Identify Packed Executables
Identifying a packed executable involves checking for signs that indicate the file has been compressed or encrypted.
- File size – Packed executables are typically smaller than their unpacked counterparts due to compression.
- File headers – Tools like PEiD, Detect It Easy (Die) can identify common packers and display the type of packing used.
- Entropy Analysis – High entropy like 8 (randomness) in a file suggests compression or encryption, tools like Binwalk or PEiD can measure the entropy of a file.
- Suspicious Sections – Packed executables often have unusual or high entropy sections, tools like PE Explorer of CFF Explorer can help inspect the sections of a PE file.

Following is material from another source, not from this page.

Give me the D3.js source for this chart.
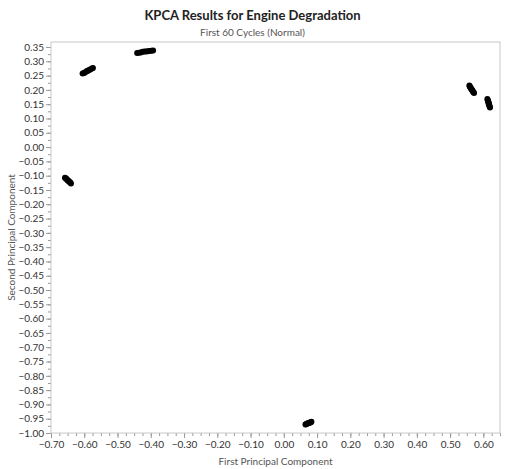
<!DOCTYPE html>
<html>
<head>
<meta charset="utf-8">
<script src="https://cdn.jsdelivr.net/npm/d3@7"></script>
<style>
  body { margin: 0; background: #fff; }
  text { font-family: Lato, "Open Sans", sans-serif; }
</style>
</head>
<body>
<div id="chart"></div>
<script>
var svgWidth = 505;
var svgHeight = 469;

var margin = { top: 42, right: 5, bottom: 36, left: 51 };
var width = svgWidth - margin.left - margin.right;
var height = svgHeight - margin.top - margin.bottom;

// KPCA scores, one pair of arrays per cluster
var clusterA_x = [-0.658, -0.656, -0.654, -0.652, -0.650, -0.648, -0.646, -0.644, -0.642, -0.640];
var clusterA_y = [-0.107, -0.109, -0.111, -0.113, -0.116, -0.118, -0.120, -0.122, -0.124, -0.127];

var clusterB_x = [-0.605, -0.601, -0.598, -0.594, -0.591, -0.588, -0.585, -0.581, -0.577, -0.574];
var clusterB_y = [0.257, 0.259, 0.261, 0.264, 0.266, 0.268, 0.270, 0.272, 0.275, 0.277];

var clusterC_x = [-0.441, -0.436, -0.430, -0.425, -0.419, -0.414, -0.409, -0.404, -0.398, -0.393];
var clusterC_y = [0.329, 0.330, 0.331, 0.333, 0.334, 0.334, 0.335, 0.336, 0.337, 0.338];

var clusterD_x = [0.558, 0.559, 0.561, 0.562, 0.564, 0.565, 0.567, 0.568, 0.570, 0.572];
var clusterD_y = [0.215, 0.212, 0.209, 0.206, 0.203, 0.201, 0.198, 0.195, 0.192, 0.189];

var clusterE_x = [0.612, 0.613, 0.614, 0.615, 0.616, 0.616, 0.617, 0.618, 0.619, 0.620];
var clusterE_y = [0.168, 0.165, 0.161, 0.158, 0.155, 0.151, 0.148, 0.145, 0.141, 0.138];

var clusterF_x = [0.065, 0.067, 0.069, 0.071, 0.073, 0.075, 0.077, 0.079, 0.081, 0.083];
var clusterF_y = [-0.970, -0.969, -0.968, -0.967, -0.966, -0.965, -0.964, -0.963, -0.962, -0.961];

var xTickValues = [-0.70, -0.60, -0.50, -0.40, -0.30, -0.20, -0.10, 0.00, 0.10, 0.20, 0.30, 0.40, 0.50, 0.60];
var yTickValues = [0.35, 0.30, 0.25, 0.20, 0.15, 0.10, 0.05, 0.00, -0.05, -0.10, -0.15, -0.20, -0.25, -0.30,
  -0.35, -0.40, -0.45, -0.50, -0.55, -0.60, -0.65, -0.70, -0.75, -0.80, -0.85, -0.90, -0.95, -1.00];

var points = [];
[[clusterA_x, clusterA_y], [clusterB_x, clusterB_y], [clusterC_x, clusterC_y],
 [clusterD_x, clusterD_y], [clusterE_x, clusterE_y], [clusterF_x, clusterF_y]].forEach(function(c) {
  c[0].forEach(function(v, i) { points.push({ pc1: v, pc2: c[1][i] }); });
});

var svg = d3.select("#chart")
  .append("svg")
  .attr("width", svgWidth)
  .attr("height", svgHeight);

var chartGroup = svg.append("g")
  .attr("transform", `translate(${margin.left}, ${margin.top})`);

var xLinearScale = d3.scaleLinear()
  .domain([-0.70, 0.65])
  .range([0, width]);

var yLinearScale = d3.scaleLinear()
  .domain([-1.00, 0.3675])
  .range([height, 0]);

// minor ticks every 0.025
var xMinor = d3.range(-0.70, 0.651, 0.025);
var yMinor = d3.range(-1.00, 0.36, 0.025);

chartGroup.append("g")
  .attr("transform", `translate(0, ${height})`)
  .call(d3.axisBottom(xLinearScale).tickValues(xMinor).tickSize(3).tickFormat(""))
  .call(g => g.select(".domain").remove())
  .selectAll("line").attr("stroke", "#999");

chartGroup.append("g")
  .call(d3.axisLeft(yLinearScale).tickValues(yMinor).tickSize(3).tickFormat(""))
  .call(g => g.select(".domain").remove())
  .selectAll("line").attr("stroke", "#999");

var xAxis = chartGroup.append("g")
  .attr("transform", `translate(0, ${height})`)
  .call(d3.axisBottom(xLinearScale).tickValues(xTickValues).tickSize(5).tickPadding(3).tickFormat(d3.format(".2f")));

var yAxis = chartGroup.append("g")
  .call(d3.axisLeft(yLinearScale).tickValues(yTickValues).tickSize(5).tickPadding(2).tickFormat(d3.format(".2f")));

[xAxis, yAxis].forEach(function(ax) {
  ax.select(".domain").remove();
  ax.selectAll("line").attr("stroke", "#999");
  ax.selectAll("text").attr("fill", "#333").style("font-size", "10px").style("font-family", "Lato, sans-serif");
});

// plot frame
chartGroup.append("rect")
  .attr("width", width)
  .attr("height", height)
  .attr("fill", "none")
  .attr("stroke", "#c8c8c8")
  .attr("stroke-width", 1);

chartGroup.selectAll("circle")
  .data(points)
  .enter()
  .append("circle")
  .attr("cx", d => xLinearScale(d.pc1))
  .attr("cy", d => yLinearScale(d.pc2))
  .attr("r", 3)
  .attr("fill", "#000");

svg.append("text")
  .attr("x", svgWidth / 2)
  .attr("y", 20)
  .attr("text-anchor", "middle")
  .style("font-size", "13px")
  .style("font-weight", "bold")
  .attr("fill", "#222")
  .text("KPCA Results for Engine Degradation");

svg.append("text")
  .attr("x", svgWidth / 2)
  .attr("y", 36)
  .attr("text-anchor", "middle")
  .style("font-size", "10px")
  .attr("fill", "#555")
  .text("First 60 Cycles (Normal)");

svg.append("text")
  .attr("x", margin.left + width / 2)
  .attr("y", 465)
  .attr("text-anchor", "middle")
  .style("font-size", "10px")
  .attr("fill", "#555")
  .text("First Principal Component");

svg.append("text")
  .attr("transform", `translate(15, ${margin.top + height / 2}) rotate(-90)`)
  .attr("text-anchor", "middle")
  .style("font-size", "10px")
  .attr("fill", "#555")
  .text("Second Principal Component");
</script>
</body>
</html>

- Static Analysis – Look for signs like a small .text section or code that jumps to a decompression routine.
- Runtime Behavior – Run the executable in a controlled environment and use a debugger to see if the program starts with unpacking code before executing the main logic.
- Others – EXECUTE permissions for multiple sections, significant difference between SizeOfRawData and Misc_VirtualSize of some PE sections, few import functions.
FlareVM and REMnux are two OS that have the tools needed for PE analysis as well as malware analysis tools.